Water is the most significant threat to libraries (International Records Management Trust, 1999, p. 8), whether it is in the form of a breached levee or a leaky roof, torrential rain from a hurricane or an overflowing bathroom sink. Libraries must be prepared for all types of water emergencies but few librarians, fortunately, have to deal with catastrophic events during their careers. It is the small-scale water emergencies, the “routine” kind such as roof leaks and malfunctioning plumbing, which are a constant threat and most libraries will sustain damage from them (Dawson, 2009, p. 4, 10). Because such damage can be quite extensive, these events are still disastrous in their effects on the collections, infrastructure, staff and finances of the institution involved. While the number of books, manuscripts or other materials affected during a small water disaster may not be great, it is just as likely the most valuable items will be impacted as those on the discard list. Buildings old and new require running water, fire prevention systems and waste water disposal and all this water makes our buildings vulnerable to incursions, and the larger the building, the greater the vulnerability. Compounding the problem is human fallibility which leads to design faults, delayed or incomplete repairs, and accidental or deliberate damage which creates flaws in the tightness of the building envelope. Once released into a space, water will run wherever it can to find its lowest level, and that could be under floors, through ceilings and down walls, and into any cavity. Assuming the source of the water can be found, discovering where it went and then drying the space out can be a lengthy and possibly expensive exercise even if the incursion seems minor. The demands on staff during the actual disaster can be great, causing stress and throwing everyone off-balance but the recovery can be worse as the adrenalin subsides and the reality of cleaning up and assessing and repairing the damage is faced. Finally, there is the financial impact of the disaster. Funds designated for other purposes are redirected and budgets are strained, which is especially difficult for many institutions living with tight or diminishing incomes and rising expenditure.

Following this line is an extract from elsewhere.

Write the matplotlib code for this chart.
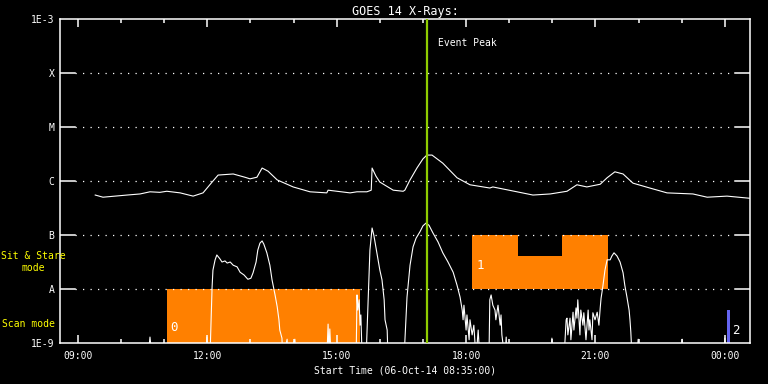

This article will examine small-scale water disasters and, using case studies, show how easily such emergencies occur, what might have been done to mitigate or even prevent them, and how the disaster was handled when the water started to flow. But the disaster is not over when the water stops, for it is then that the real work of recovery begins and, in the days and weeks that follow, the affected institution must have a plan in place to make that recovery efficient, fast, and as complete as possible, so that the needs of all the stakeholders are addressed.